REQUIRED TASK = Look through the listing below for the line containing "What TikZ code". Copy it and each line after it up to and including the line containing "(narxlabel) at (486,255)", exactly, leaving out pictures.

DATA TO USE =
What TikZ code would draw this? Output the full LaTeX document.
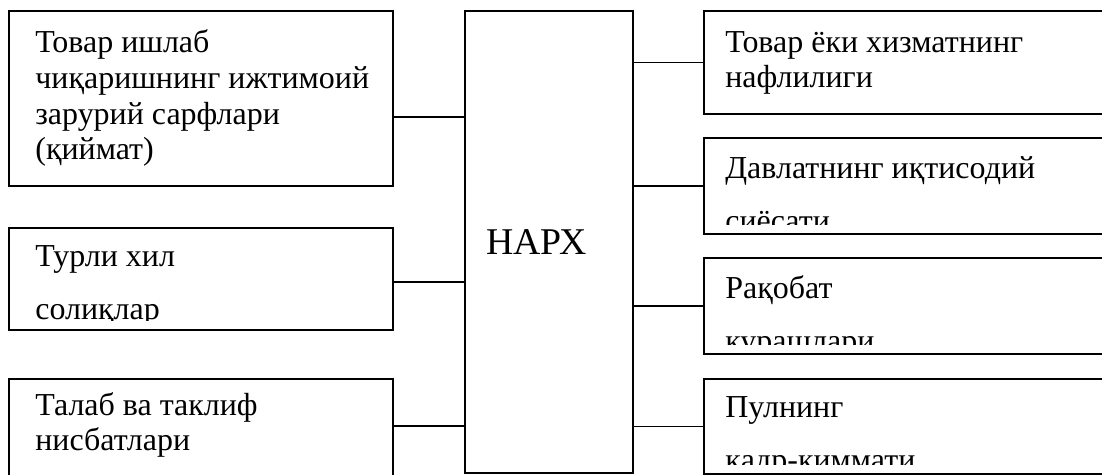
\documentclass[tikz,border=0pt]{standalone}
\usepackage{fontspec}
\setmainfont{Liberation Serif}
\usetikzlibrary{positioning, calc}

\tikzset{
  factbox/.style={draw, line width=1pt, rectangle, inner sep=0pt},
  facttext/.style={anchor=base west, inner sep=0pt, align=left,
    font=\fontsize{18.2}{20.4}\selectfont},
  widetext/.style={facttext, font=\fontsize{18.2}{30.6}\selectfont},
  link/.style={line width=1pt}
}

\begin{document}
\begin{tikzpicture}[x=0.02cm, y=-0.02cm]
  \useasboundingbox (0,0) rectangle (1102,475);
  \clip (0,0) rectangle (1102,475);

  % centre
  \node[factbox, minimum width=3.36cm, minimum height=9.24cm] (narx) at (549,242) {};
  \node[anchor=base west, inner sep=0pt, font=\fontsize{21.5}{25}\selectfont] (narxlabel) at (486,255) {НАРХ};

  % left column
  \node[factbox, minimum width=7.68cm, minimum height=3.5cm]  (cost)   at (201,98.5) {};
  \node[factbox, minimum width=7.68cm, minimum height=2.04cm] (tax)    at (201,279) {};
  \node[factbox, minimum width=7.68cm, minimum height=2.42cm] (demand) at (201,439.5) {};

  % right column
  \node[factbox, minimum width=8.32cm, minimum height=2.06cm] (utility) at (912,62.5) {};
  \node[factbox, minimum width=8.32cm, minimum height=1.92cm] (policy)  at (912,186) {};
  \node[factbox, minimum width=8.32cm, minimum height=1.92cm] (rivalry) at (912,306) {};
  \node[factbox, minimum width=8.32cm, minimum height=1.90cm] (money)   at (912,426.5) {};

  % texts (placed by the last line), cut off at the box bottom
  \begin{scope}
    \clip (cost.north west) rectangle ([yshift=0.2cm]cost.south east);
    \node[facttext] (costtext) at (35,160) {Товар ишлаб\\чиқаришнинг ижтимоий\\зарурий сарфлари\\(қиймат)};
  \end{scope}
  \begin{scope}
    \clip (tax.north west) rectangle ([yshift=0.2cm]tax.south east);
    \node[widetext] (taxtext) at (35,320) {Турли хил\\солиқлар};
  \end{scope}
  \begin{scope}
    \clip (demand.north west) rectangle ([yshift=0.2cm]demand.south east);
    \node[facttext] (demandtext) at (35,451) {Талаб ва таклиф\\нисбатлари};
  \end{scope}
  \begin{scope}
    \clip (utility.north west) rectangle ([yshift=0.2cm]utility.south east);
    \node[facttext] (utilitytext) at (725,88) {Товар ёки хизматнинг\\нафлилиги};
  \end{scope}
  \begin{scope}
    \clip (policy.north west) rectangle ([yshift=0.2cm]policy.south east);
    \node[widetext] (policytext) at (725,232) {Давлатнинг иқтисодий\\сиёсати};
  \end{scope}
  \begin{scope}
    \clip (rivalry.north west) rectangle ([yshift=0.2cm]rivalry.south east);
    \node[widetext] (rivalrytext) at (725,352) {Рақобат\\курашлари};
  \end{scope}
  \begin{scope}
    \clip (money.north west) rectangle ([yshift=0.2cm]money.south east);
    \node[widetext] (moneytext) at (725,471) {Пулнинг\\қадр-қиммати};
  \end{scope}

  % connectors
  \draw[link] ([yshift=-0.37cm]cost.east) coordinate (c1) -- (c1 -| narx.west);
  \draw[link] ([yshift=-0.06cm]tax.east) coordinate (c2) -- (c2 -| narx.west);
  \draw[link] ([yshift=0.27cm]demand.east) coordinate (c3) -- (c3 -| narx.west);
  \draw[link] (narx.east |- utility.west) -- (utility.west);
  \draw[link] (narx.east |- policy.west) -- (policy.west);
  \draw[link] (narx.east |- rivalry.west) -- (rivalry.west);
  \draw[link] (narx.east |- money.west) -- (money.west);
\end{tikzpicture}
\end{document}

==

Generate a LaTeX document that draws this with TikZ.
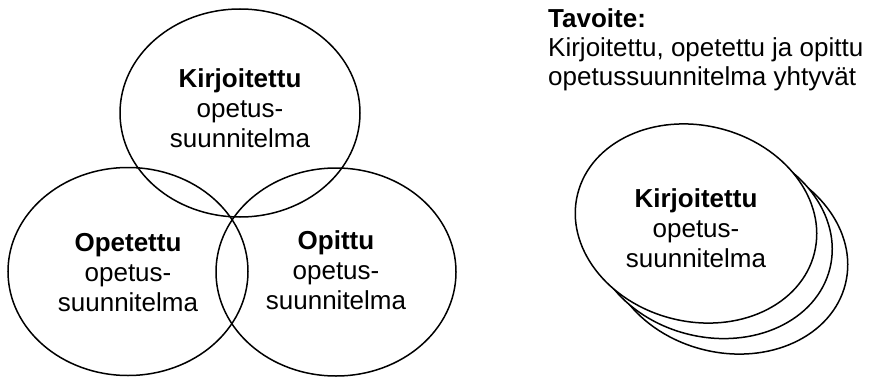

...

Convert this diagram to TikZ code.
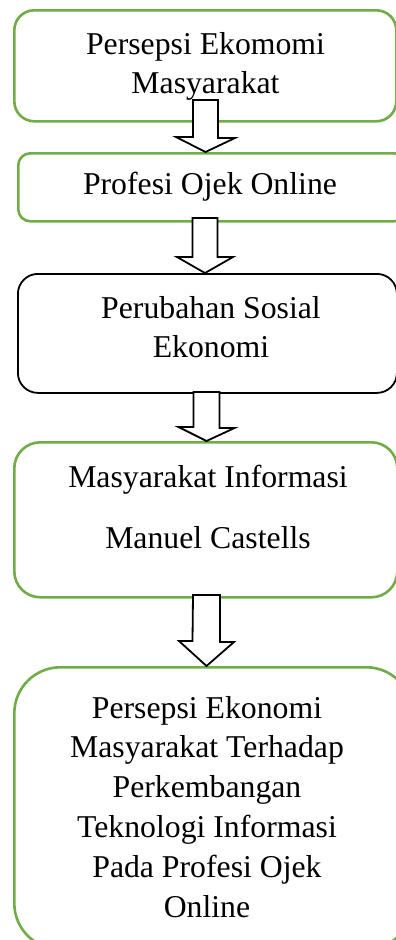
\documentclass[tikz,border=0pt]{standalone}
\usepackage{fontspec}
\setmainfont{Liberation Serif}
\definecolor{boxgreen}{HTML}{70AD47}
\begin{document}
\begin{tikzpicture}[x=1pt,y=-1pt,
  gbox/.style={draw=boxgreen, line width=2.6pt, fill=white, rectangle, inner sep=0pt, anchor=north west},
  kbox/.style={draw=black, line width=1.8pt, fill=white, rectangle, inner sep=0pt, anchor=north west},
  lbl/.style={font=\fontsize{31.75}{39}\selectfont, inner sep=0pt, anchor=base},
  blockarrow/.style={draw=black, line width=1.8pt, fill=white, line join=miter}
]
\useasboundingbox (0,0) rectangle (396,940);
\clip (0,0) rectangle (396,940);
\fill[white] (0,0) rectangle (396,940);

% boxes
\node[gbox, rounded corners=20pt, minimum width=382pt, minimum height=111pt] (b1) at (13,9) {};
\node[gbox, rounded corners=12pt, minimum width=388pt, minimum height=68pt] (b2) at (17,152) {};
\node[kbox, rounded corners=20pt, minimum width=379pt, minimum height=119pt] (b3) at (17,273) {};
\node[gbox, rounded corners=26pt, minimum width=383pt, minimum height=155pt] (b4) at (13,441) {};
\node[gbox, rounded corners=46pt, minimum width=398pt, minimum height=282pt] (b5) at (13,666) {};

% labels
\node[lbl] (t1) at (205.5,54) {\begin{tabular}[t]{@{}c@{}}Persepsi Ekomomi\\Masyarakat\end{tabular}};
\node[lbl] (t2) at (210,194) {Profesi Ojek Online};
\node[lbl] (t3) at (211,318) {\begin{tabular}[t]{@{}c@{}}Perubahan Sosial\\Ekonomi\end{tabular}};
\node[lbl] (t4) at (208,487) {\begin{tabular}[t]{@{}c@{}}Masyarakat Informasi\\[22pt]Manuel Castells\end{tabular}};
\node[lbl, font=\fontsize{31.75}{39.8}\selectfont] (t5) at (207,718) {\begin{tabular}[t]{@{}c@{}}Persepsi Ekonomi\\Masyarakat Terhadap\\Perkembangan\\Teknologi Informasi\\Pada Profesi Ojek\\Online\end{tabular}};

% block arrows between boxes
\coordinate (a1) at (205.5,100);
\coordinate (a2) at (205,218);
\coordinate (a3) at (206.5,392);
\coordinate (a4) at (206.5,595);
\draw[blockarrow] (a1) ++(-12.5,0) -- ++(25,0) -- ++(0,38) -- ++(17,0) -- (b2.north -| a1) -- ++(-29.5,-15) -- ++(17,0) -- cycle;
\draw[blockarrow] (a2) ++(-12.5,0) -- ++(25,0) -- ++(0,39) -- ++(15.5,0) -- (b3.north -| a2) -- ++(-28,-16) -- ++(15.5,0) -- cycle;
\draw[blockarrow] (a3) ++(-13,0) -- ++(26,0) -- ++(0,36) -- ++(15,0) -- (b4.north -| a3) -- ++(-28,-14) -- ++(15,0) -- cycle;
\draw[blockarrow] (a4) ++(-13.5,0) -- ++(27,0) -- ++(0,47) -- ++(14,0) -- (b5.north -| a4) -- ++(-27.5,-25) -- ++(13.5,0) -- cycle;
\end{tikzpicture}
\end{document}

RIGHT ANSWER =
What TikZ code would draw this? Output the full LaTeX document.
\documentclass[tikz,border=0pt]{standalone}
\usepackage{fontspec}
\setmainfont{Liberation Serif}
\usetikzlibrary{positioning, calc}

\tikzset{
  factbox/.style={draw, line width=1pt, rectangle, inner sep=0pt},
  facttext/.style={anchor=base west, inner sep=0pt, align=left,
    font=\fontsize{18.2}{20.4}\selectfont},
  widetext/.style={facttext, font=\fontsize{18.2}{30.6}\selectfont},
  link/.style={line width=1pt}
}

\begin{document}
\begin{tikzpicture}[x=0.02cm, y=-0.02cm]
  \useasboundingbox (0,0) rectangle (1102,475);
  \clip (0,0) rectangle (1102,475);

  % centre
  \node[factbox, minimum width=3.36cm, minimum height=9.24cm] (narx) at (549,242) {};
  \node[anchor=base west, inner sep=0pt, font=\fontsize{21.5}{25}\selectfont] (narxlabel) at (486,255) {НАРХ};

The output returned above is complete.